*What is expected*:
Copy out all lines where "drawn" appears.

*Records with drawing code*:

· · · · ·

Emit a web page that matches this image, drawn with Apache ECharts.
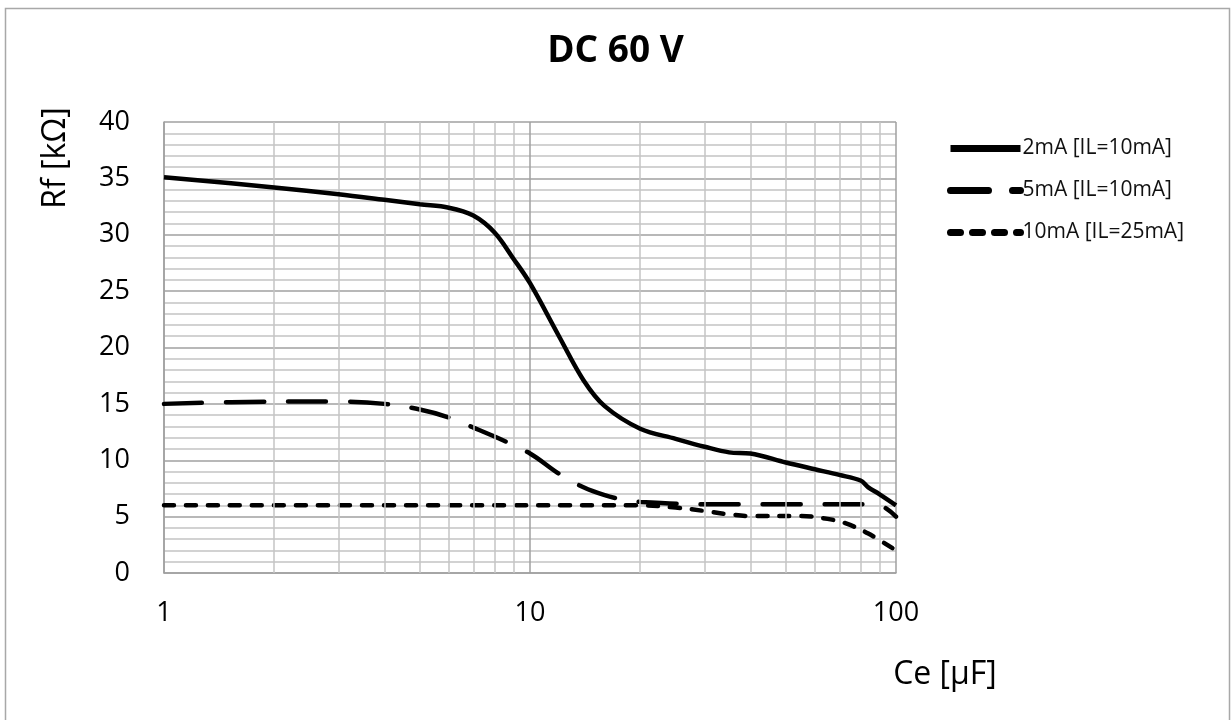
<!DOCTYPE html>
<html>
<head>
<meta charset="utf-8">
<script src="https://cdn.jsdelivr.net/npm/echarts@6/dist/echarts.min.js"></script>
<style>
html,body{margin:0;padding:0;background:#fff;}
#chart{width:1231px;height:720px;}
</style>
</head>
<body>
<div id="chart"></div>
<script>
// ---- data ----
const titleText = 'DC 60 V';
const seriesNames = ['2mA [IL=10mA]', '5mA [IL=10mA]', '10mA [IL=25mA]'];
const s1 = [[1,35.1],[2,34.2],[3,33.6],[4,33.1],[5,32.7],[6,32.4],[7,31.7],[8,30.2],[9,27.9],[10,25.7],[12,21],[14,17.1],[16,14.8],[20,12.8],[25,11.9],[30,11.2],[35,10.7],[40,10.6],[50,9.8],[60,9.2],[70,8.7],[80,8.2],[84,7.6],[90,7.0],[100,6.0]];
const s2 = [[1,15.0],[2,15.2],[3,15.2],[4,15.0],[5,14.5],[6,13.8],[7,12.9],[8,12.1],[10,10.6],[12,8.8],[14,7.6],[16,6.9],[18,6.5],[20,6.3],[30,6.1],[50,6.1],[88,6.1],[100,5.0]];
const s3 = [[1,6.0],[10,6.0],[20,6.0],[25,5.8],[30,5.5],[35,5.2],[40,5.05],[55,5.05],[65,4.8],[73,4.4],[84,3.5],[100,2.0]];
const xMinorGrid = [2,3,4,5,6,7,8,9,20,30,40,50,60,70,80,90];
const xRange = [1, 100];
const yRange = [0, 40];
const yInterval = 5;
const xAxisName = 'Ce [µF]';
const yAxisName = 'Rf [kΩ]';

const FONT = '"Open Sans", Lato, sans-serif';
const chart = echarts.init(document.getElementById('chart'), null, {renderer:'canvas'});
const option = {
  animation: false,
  backgroundColor: '#fff',
  title: {
    text: titleText, left: 'center', top: 28,
    textStyle: {fontFamily: FONT, fontSize: 37, fontWeight: 'bold', color: '#000'}
  },
  graphic: [
    {type:'rect', shape:{x:5.5,y:8.5,width:1224,height:720}, style:{fill:'none', stroke:'#a8a8a8', lineWidth:1.5}, silent:true},
    {type:'text', x:56, y:158, rotation:Math.PI/2, style:{text:yAxisName, fontFamily:FONT, fontSize:32, fill:'#000', textAlign:'center', textVerticalAlign:'middle'}},
    {type:'text', x:945, y:675, style:{text:xAxisName, fontFamily:FONT, fontSize:32, fill:'#000', textAlign:'center', textVerticalAlign:'middle'}}
  ],
  legend: {
    orient: 'vertical', left: 942, top: 133,
    itemWidth: 70, itemHeight: 14, itemGap: 21,
    data: seriesNames,
    textStyle: {fontFamily: FONT, fontSize: 21, color: '#111', padding:[0,0,0,-3]},
    lineStyle: {width: 7},
    itemStyle: {opacity: 0}
  },
  grid: {left: 164, right: 335, top: 122, bottom: 147},
  xAxis: {
    type: 'log', logBase: 10, min: xRange[0], max: xRange[1],
    axisLine: {show: true, lineStyle: {color: '#a0a0a0', width: 1.5}},
    axisTick: {show: false},
    axisLabel: {fontFamily: FONT, fontSize: 27, color: '#000', margin: 27},
    splitLine: {show: true, lineStyle: {color: '#a0a0a0', width: 1.5}},
    minorTick: {show: false}
  },
  yAxis: {
    type: 'value', min: yRange[0], max: yRange[1], interval: yInterval,
    axisLine: {show: true, lineStyle: {color: '#a0a0a0', width: 1.5}},
    axisTick: {show: false},
    axisLabel: {fontFamily: FONT, fontSize: 27, color: '#000', margin: 34},
    splitLine: {show: true, lineStyle: {color: '#a0a0a0', width: 1.5}},
    minorTick: {show: false, splitNumber: 5},
    minorSplitLine: {show: true, lineStyle: {color: '#c4c4c4', width: 1.5}}
  },
  series: [
    {
      name: 'grid', type: 'line', data: [], z: 1, silent: true,
      markLine: {
        silent: true, symbol: ['none','none'], animation: false,
        label: {show: false},
        lineStyle: {color: '#c4c4c4', width: 1.5, type: 'solid'},
        data: xMinorGrid.map(v => ({xAxis: v}))
      }
    },
    {
      name: seriesNames[0], type: 'line', data: s1, smooth: 0.35, showSymbol: false, symbol: 'none', z: 5,
      lineStyle: {color: '#000', width: 4.5, type: 'solid'}, itemStyle: {color: '#000'}
    },
    {
      name: seriesNames[1], type: 'line', data: s2, smooth: 0.35, showSymbol: false, symbol: 'none', z: 4,
      lineStyle: {color: '#000', width: 4.5, type: [38, 24], cap: 'round'}, itemStyle: {color: '#000'}
    },
    {
      name: seriesNames[2], type: 'line', data: s3, smooth: 0.35, showSymbol: false, symbol: 'none', z: 3,
      lineStyle: {color: '#000', width: 4.5, type: [10, 12], cap: 'round'}, itemStyle: {color: '#000'}
    }
  ]
};
chart.setOption(option);
</script>
</body>
</html>
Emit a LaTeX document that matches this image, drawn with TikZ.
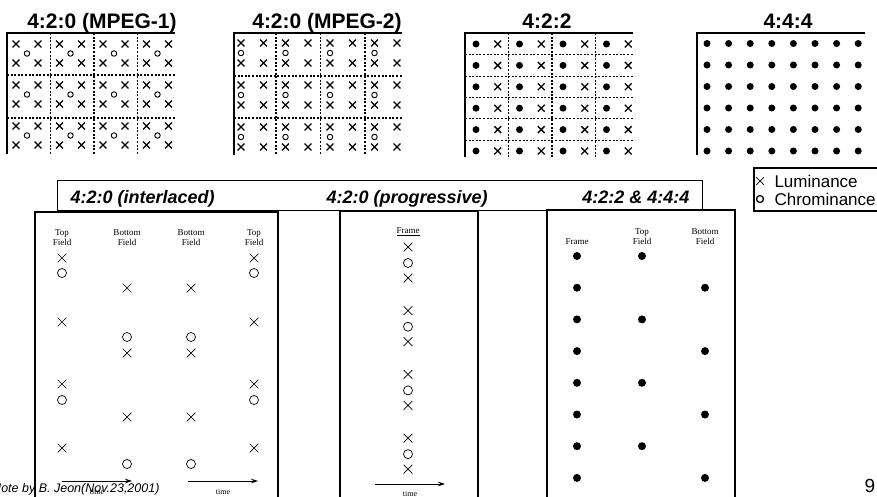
\documentclass[tikz,border=0pt]{standalone}
\usepackage{fontspec}
\setmainfont{Liberation Sans}
\newfontfamily\fieldfont{Liberation Serif}
\usetikzlibrary{shapes.misc,arrows.meta}

\begin{document}
\begin{tikzpicture}[x=1pt, y=-1pt,
        gridtitle/.style={font=\fontsize{21}{24}\selectfont\bfseries, anchor=base},
        tabtext/.style={font=\fontsize{18}{21}\selectfont\bfseries\itshape, anchor=base west},
        legtext/.style={font=\fontsize{17}{20}\selectfont, anchor=base west},
        fieldlbl/.style={font=\fieldfont\fontsize{9}{10}\selectfont, align=center, inner sep=0pt},
        timelbl/.style={font=\fieldfont\fontsize{8}{9}\selectfont, inner sep=0pt},
        gridedge/.style={line width=1.7pt},
        celldiv/.style={line width=1.1pt, dash pattern=on 2pt off 1.6pt},
        fieldpanel/.style={line width=1.4pt},
        lumasm/.style={cross out, draw, line width=1.3pt, minimum size=5.5pt, inner sep=0pt},
        chromasm/.style={circle, draw, line width=0.9pt, minimum size=5.5pt, inner sep=0pt},
        dotsm/.style={circle, fill, minimum size=7pt, inner sep=0pt},
        luma/.style={cross out, draw, line width=0.7pt, minimum size=8pt, inner sep=0pt},
        chroma/.style={circle, draw, line width=0.7pt, minimum size=9pt, inner sep=0pt},
        sampdot/.style={circle, fill, minimum size=8pt, inner sep=0pt},
        timearrow/.style={-{Stealth[length=7pt,width=4.5pt]}, line width=0.7pt}
    ]
        \useasboundingbox (0,0) rectangle (877,497);

        % 4:2:0 (MPEG-1)
        \node[gridtitle] (t1) at (102,29) {4:2:0 (MPEG-1)};
        \foreach \k in {1,2,3} \draw[celldiv] (7+43.5*\k,33) -- (7+43.5*\k,154);
        \foreach \y in {75,118} \draw[celldiv] (7,\y) -- (175,\y);
        \draw[gridedge] (175,33) -- (7,33) -- (7,154);
        \foreach \k in {0,...,3}
            \foreach \j in {0,1,2} {
                \foreach \r in {0,1}
                    \foreach \s in {0,1}
                        \node[lumasm] (a-\k-\j-\r\s) at (16+43.5*\k+22*\r, 44+41*\j+19*\s) {};
                \node[chromasm] (a-\k-\j-c) at (27+43.5*\k, 53.5+41*\j) {};
            }

        % 4:2:0 (MPEG-2)
        \node[gridtitle] (t2) at (327,29) {4:2:0 (MPEG-2)};
        \foreach \k in {0,1,2} \draw[celldiv] (276+44.5*\k,33) -- (276+44.5*\k,155);
        \foreach \y in {76,118} \draw[celldiv] (234,\y) -- (402,\y);
        \draw[gridedge] (402,33) -- (234,33) -- (234,155);
        \foreach \k in {0,...,3}
            \foreach \j in {0,1,2} {
                \foreach \r in {0,1}
                    \foreach \s in {0,1}
                        \node[lumasm] (b-\k-\j-\r\s) at (241+44.5*\k+22.5*\r, 43+42*\j+20*\s) {};
                \node[chromasm] (b-\k-\j-c) at (241+44.5*\k, 53+42*\j) {};
            }

        % 4:2:2
        \node[gridtitle] (t3) at (547,29) {4:2:2};
        \foreach \k in {0,1,2} \draw[celldiv] (508.5+43.5*\k,33) -- (508.5+43.5*\k,157);
        \foreach \j in {0,...,4} \draw[celldiv] (465,54.7+21.4*\j) -- (633,54.7+21.4*\j);
        \draw[gridedge] (633,33) -- (465,33) -- (465,157);
        \foreach \k in {0,...,3}
            \foreach \j in {0,...,5} {
                \node[dotsm] (c-\k-\j-d) at (476+43.5*\k, 44+21.4*\j) {};
                \node[lumasm] (c-\k-\j-x) at (497.75+43.5*\k, 44+21.4*\j) {};
            }

        % 4:4:4
        \node[gridtitle] (t4) at (788,29) {4:4:4};
        \draw[gridedge] (865,33) -- (697,33) -- (697,155);
        \foreach \i in {0,...,7}
            \foreach \j in {0,...,5}
                \node[dotsm] (d-\i-\j) at (707+21.6*\i, 43.5+21.5*\j) {};

        % legend
        \draw[line width=1.2pt] (754,168) rectangle (880,211);
        \node[luma, minimum size=7pt] (legx) at (760,181) {};
        \node[chroma, line width=1.3pt, minimum size=7pt] (lego) at (760,199) {};
        \node[legtext] (legl) at (771,187) {Luminance};
        \node[legtext] (legc) at (771,205) {Chrominance};

        % field panels
        \draw[line width=1pt] (57,180) rectangle (702,210);
        \node[tabtext] (h1) at (67,203) {4:2:0 (interlaced)};
        \node[tabtext] (h2) at (323,203) {4:2:0 (progressive)};
        \node[tabtext, anchor=base east] (h3) at (693,203) {4:2:2 \& 4:4:4};

        \node[anchor=base east, font=\fontsize{12.5}{14}\selectfont\itshape] (note) at (163,492) {Note by B. Jeon(Nov.23,2001)};

        \draw[fieldpanel] (35,499) -- (35,212) -- (278,212) -- (278,499);
        \draw[fieldpanel] (340,499) -- (340,211) -- (478,211) -- (478,499);
        \draw[fieldpanel] (547,499) -- (547,210) -- (735,210) -- (735,499);

        % interlaced
        \node[fieldlbl] (f1) at (62,238) {Top\\Field};
        \node[fieldlbl] (f2) at (127,238) {Bottom\\Field};
        \node[fieldlbl] (f3) at (191,238) {Bottom\\Field};
        \node[fieldlbl] (f4) at (254,238) {Top\\Field};
        \foreach \c/\x in {1/62, 4/254} {
            \foreach \y [count=\n] in {258,322,384,448} \node[luma] (i\c-x\n) at (\x,\y) {};
            \foreach \y [count=\n] in {273,400} \node[chroma] (i\c-o\n) at (\x,\y) {};
        }
        \foreach \c/\x in {2/127, 3/191} {
            \foreach \y [count=\n] in {288,353,417} \node[luma] (i\c-x\n) at (\x,\y) {};
            \foreach \y [count=\n] in {337,464} \node[chroma] (i\c-o\n) at (\x,\y) {};
        }
        \coordinate (ta1) at (62,481);  \coordinate (tb1) at (132,481);
        \coordinate (ta2) at (188,481); \coordinate (tb2) at (258,481);
        \draw[timearrow] (ta1) -- (tb1);
        \draw[timearrow] (ta2) -- (tb2);
        \node[timelbl] (tl1) at (97,492) {time};
        \node[timelbl] (tl2) at (223,492) {time};

        % progressive
        \node[fieldlbl] (pf) at (408,232) {\underline{Frame}};
        \foreach \g in {0,...,3} {
            \node[luma] (p\g-a) at (408,247+63.7*\g) {};
            \node[chroma] (p\g-o) at (408,263+63.7*\g) {};
            \node[luma] (p\g-b) at (408,278+63.7*\g) {};
        }
        \coordinate (ta3) at (375,484); \coordinate (tb3) at (445,484);
        \draw[timearrow] (ta3) -- (tb3);
        \node[timelbl] (tl3) at (410,494) {time};

        % 4:2:2 & 4:4:4
        \node[fieldlbl] (r1) at (577,242) {Frame};
        \node[fieldlbl] (r2) at (642,237) {Top\\Field};
        \node[fieldlbl] (r3) at (705,237) {Bottom\\Field};
        \foreach \n in {0,...,7} \node[sampdot] (rf\n) at (577,256+31.7*\n) {};
        \foreach \n in {0,2,4,6} \node[sampdot] (rt\n) at (642,256+31.7*\n) {};
        \foreach \n in {1,3,5,7} \node[sampdot] (rb\n) at (705,256+31.7*\n) {};

        \node[anchor=base, font=\fontsize{19}{22}\selectfont] (pg) at (870,492) {9};
    \end{tikzpicture}
\end{document}
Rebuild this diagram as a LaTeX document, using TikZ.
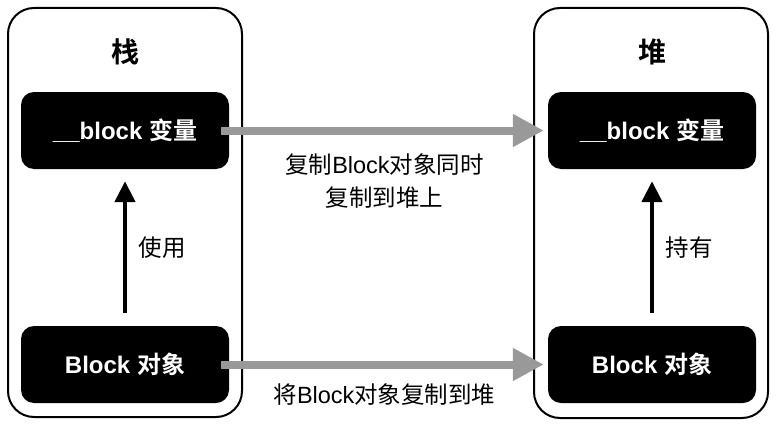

· · · · ·

*Result of this exercise*:
Emit a web page that matches this image, drawn with Apache ECharts.
Emit a LaTeX document that matches this image, drawn with TikZ.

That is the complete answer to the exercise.